Selon les témoignages de plusieurs responsables de la police et du renseignement, si le cadre légal a été formellement respecté, certaines de ces surveillances ont été décidées et avalisées sur la base de critères flous et dans la précipitation. «  C’était la panique au sommet du pouvoir et dans les services, explique une source au ministère de l’Intérieur. Le mouvement des “gilets jaunes” se transformait chaque samedi en insurrection. Il fallait sauver la République… »
L’emploi des techniques de renseignement ne peut être justifié que pour la défense nationale, la protection des intérêts majeurs du pays, la lutte contre l’espionnage économique et scientifique, la prévention du terrorisme, du crime organisé et de la prolifération d’armes de destruction massive. Mais ces techniques sont aussi autorisées pour la prévention des « atteintes à la forme républicaine des institutions », de la « reconstitution de groupements dissous » ou des « violences collectives de nature à porter gravement atteinte à la paix publique ». C’est principalement ce dernier motif – appelé « 5-C », et déjà employé lors de l’évacuation de la ZAD de Notre-Dame-des-Landes (Loire-Atlantique) au printemps 2018 – qui va être utilisé à grande échelle lors de la crise des « gilets jaunes  ».

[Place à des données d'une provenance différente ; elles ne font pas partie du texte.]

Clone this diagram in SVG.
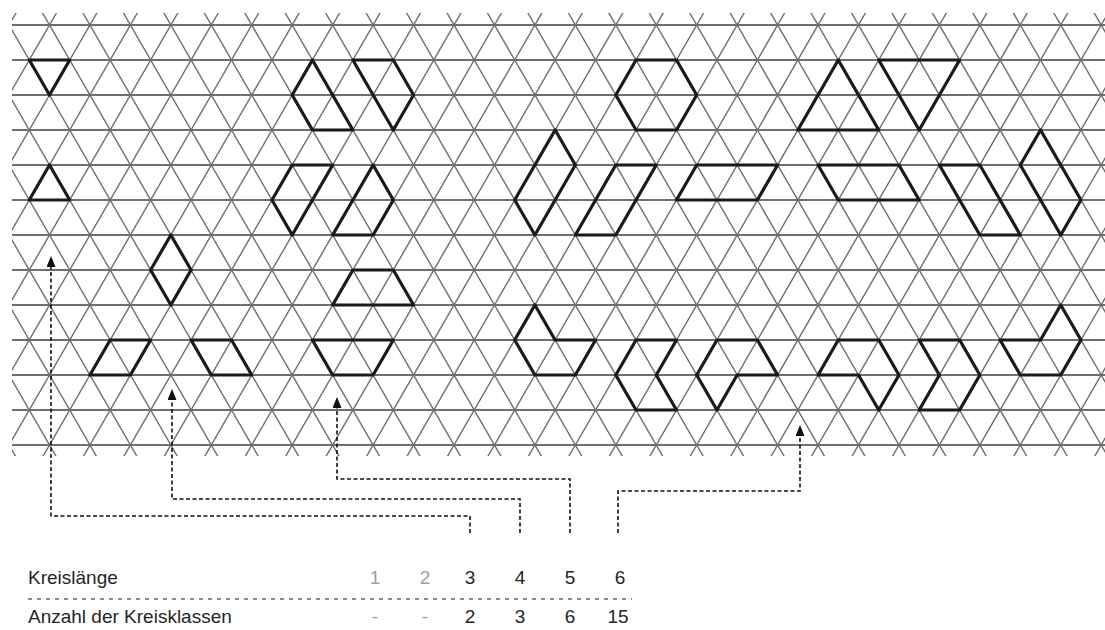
<svg xmlns="http://www.w3.org/2000/svg" width="1105" height="630" viewBox="0 0 1105 630">
<style>
.grid{fill:none;stroke:#6f6f6f;stroke-width:1.4;vector-effect:non-scaling-stroke}
.hl{stroke-width:1.8}
.cyc{fill:none;stroke:#1a1a1a;stroke-width:3.2;stroke-linejoin:round;vector-effect:non-scaling-stroke}
.conn{fill:none;stroke:#111;stroke-width:1.6;stroke-dasharray:4 2.5}
.sep{fill:none;stroke:#666;stroke-width:1.5;stroke-dasharray:4 5}
.lbl{font-family:"Liberation Sans",Arial,sans-serif;font-size:19px;fill:#262626}
.num{text-anchor:middle}
.dim{fill:#a0a0a0}
</style>
<defs>
<clipPath id="clip"><rect x="12" y="13" width="1093" height="443"/></clipPath>
<marker id="arr" markerUnits="userSpaceOnUse" markerWidth="11" markerHeight="9" viewBox="0 0 11 9" refX="0" refY="4.5" orient="auto"><path d="M0 0L11 4.5L0 9z" fill="#111"/></marker>
</defs>
<rect width="1105" height="630" fill="#fff"/>
<g id="grid" clip-path="url(#clip)">
<g transform="matrix(20.225 0 0 35 9.05 25)">
<path class="grid hl" d="M0 0H55M0 1H55M0 2H55M0 3H55M0 4H55M0 5H55M0 6H55M0 7H55M0 8H55M0 9H55M0 10H55M0 11H55M0 12H55"/>
<path class="grid" d="M-12.5 -0.5l13 13m-11-13l13 13m-11-13l13 13m-11-13l13 13m-11-13l13 13m-11-13l13 13m-11-13l13 13m-11-13l13 13m-11-13l13 13m-11-13l13 13m-11-13l13 13m-11-13l13 13m-11-13l13 13m-11-13l13 13m-11-13l13 13m-11-13l13 13m-11-13l13 13m-11-13l13 13m-11-13l13 13m-11-13l13 13m-11-13l13 13m-11-13l13 13m-11-13l13 13m-11-13l13 13m-11-13l13 13m-11-13l13 13m-11-13l13 13m-11-13l13 13m-11-13l13 13m-11-13l13 13m-11-13l13 13m-11-13l13 13m-11-13l13 13m-11-13l13 13m-11-13l13 13m-11-13l13 13"/>
<path class="grid" d="M0.5 -0.5l-13 13m15-13l-13 13m15-13l-13 13m15-13l-13 13m15-13l-13 13m15-13l-13 13m15-13l-13 13m15-13l-13 13m15-13l-13 13m15-13l-13 13m15-13l-13 13m15-13l-13 13m15-13l-13 13m15-13l-13 13m15-13l-13 13m15-13l-13 13m15-13l-13 13m15-13l-13 13m15-13l-13 13m15-13l-13 13m15-13l-13 13m15-13l-13 13m15-13l-13 13m15-13l-13 13m15-13l-13 13m15-13l-13 13m15-13l-13 13m15-13l-13 13m15-13l-13 13m15-13l-13 13m15-13l-13 13m15-13l-13 13m15-13l-13 13m15-13l-13 13m15-13l-13 13m15-13l-13 13"/>
</g>
</g>
<g id="cycles" transform="matrix(20.225 0 0 35 9.05 25)">
<g id="c3a"><polygon class="cyc" points="1,1 3,1 2,2"/></g>
<g id="c3b"><polygon class="cyc" points="2,4 1,5 3,5"/></g>
<g id="c4a"><polygon class="cyc" points="8,6 9,7 8,8 7,7"/></g>
<g id="c4b"><polygon class="cyc" points="5,9 7,9 6,10 4,10"/></g>
<g id="c4c"><polygon class="cyc" points="9,9 11,9 12,10 10,10"/></g>
<g id="c5a"><polygon class="cyc" points="15,1 14,2 15,3 17,3"/></g>
<g id="c5b"><polygon class="cyc" points="17,1 19,1 20,2 19,3"/></g>
<g id="c5c"><polygon class="cyc" points="14,4 16,4 14,6 13,5"/></g>
<g id="c5d"><polygon class="cyc" points="18,4 19,5 18,6 16,6"/></g>
<g id="c5e"><polygon class="cyc" points="17,7 19,7 20,8 16,8"/></g>
<g id="c5f"><polygon class="cyc" points="15,9 19,9 18,10 16,10"/></g>
<g id="c6a"><polygon class="cyc" points="31,1 33,1 34,2 33,3 31,3 30,2"/></g>
<g id="c6b"><polygon class="cyc" points="41,1 39,3 43,3"/></g>
<g id="c6c"><polygon class="cyc" points="43,1 47,1 45,3"/></g>
<g id="c6d"><polygon class="cyc" points="27,3 28,4 26,6 25,5"/></g>
<g id="c6e"><polygon class="cyc" points="30,4 32,4 30,6 28,6"/></g>
<g id="c6f"><polygon class="cyc" points="34,4 38,4 37,5 33,5"/></g>
<g id="c6g"><polygon class="cyc" points="40,4 44,4 45,5 41,5"/></g>
<g id="c6h"><polygon class="cyc" points="46,4 48,4 50,6 48,6"/></g>
<g id="c6i"><polygon class="cyc" points="51,3 53,5 52,6 50,4"/></g>
<g id="c6j"><polygon class="cyc" points="26,8 27,9 29,9 28,10 26,10 25,9"/></g>
<g id="c6k"><polygon class="cyc" points="31,9 33,9 32,10 33,11 31,11 30,10"/></g>
<g id="c6l"><polygon class="cyc" points="35,9 37,9 38,10 36,10 35,11 34,10"/></g>
<g id="c6m"><polygon class="cyc" points="41,9 43,9 44,10 43,11 42,10 40,10"/></g>
<g id="c6n"><polygon class="cyc" points="45,9 47,9 48,10 47,11 45,11 46,10"/></g>
<g id="c6o"><polygon class="cyc" points="52,8 53,9 52,10 50,10 49,9 51,9"/></g>
</g>
<g id="connectors">
<path class="conn" d="M470 533V516H51V267" marker-end="url(#arr)"/>
<path class="conn" d="M520 533V499H172V400" marker-end="url(#arr)"/>
<path class="conn" d="M570 533V479H337V408" marker-end="url(#arr)"/>
<path class="conn" d="M618 533V491H800V436" marker-end="url(#arr)"/>
</g>
<g id="table" class="lbl">
<text x="28" y="584">Kreislänge</text>
<text class="num dim" x="375" y="584">1</text>
<text class="num dim" x="425" y="584">2</text>
<text class="num" x="470" y="584">3</text>
<text class="num" x="520" y="584">4</text>
<text class="num" x="570" y="584">5</text>
<text class="num" x="620" y="584">6</text>
<line class="sep" x1="28" y1="599" x2="632" y2="599"/>
<text x="28" y="623">Anzahl der Kreisklassen</text>
<text class="num dim" x="375" y="623">-</text>
<text class="num dim" x="425" y="623">-</text>
<text class="num" x="470" y="623">2</text>
<text class="num" x="520" y="623">3</text>
<text class="num" x="570" y="623">6</text>
<text class="num" x="618" y="623">15</text>
</g>
</svg>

Dans le détail, le compteur des « géolocalisations », déjà en forte croissance les années précédentes, s’affole, passant de 3 751 demandes en 2017 à 5 191 en 2018, puis à 7 601 en 2019, soit un doublement en deux ans.
Quant aux écoutes, elles se multiplient aussi sur la même période, passant de 8 758 en 2017 à 12 574 en 2019, soit une croissance de 43 % en deux ans. Globalement, cette surveillance a concerné au moins 2 000 personnes entre fin 2018 et fin 2019.
La fin du mouvement des «  gilets jaunes » en 2020, suivie de la longue crise sanitaire, n’a pas stoppé cette surveillance ciblée. Au contraire : selon les données de la CNCTR (Commission nationale de contrôle des techniques de renseignement), chargée de filtrer les requêtes des services, les demandes d’écoute et de pose de balise pour tous types de motif sont restées stables à un niveau élevé depuis 2020. Celles portant sur des intrusions dans des lieux privés ont fortement augmenté, tout comme celles sur la captation de données informatiques. Quant aux demandes de géolocalisation en temps réel, très prisées lors des manifestations, elles ont continué leur irrésistible ascension, de 7 601 en 2019 jusqu’à 10 901 en 2022, un nouveau record.
Source : Extraits d’un texte de Vincent Nouzille paru dans Le Monde.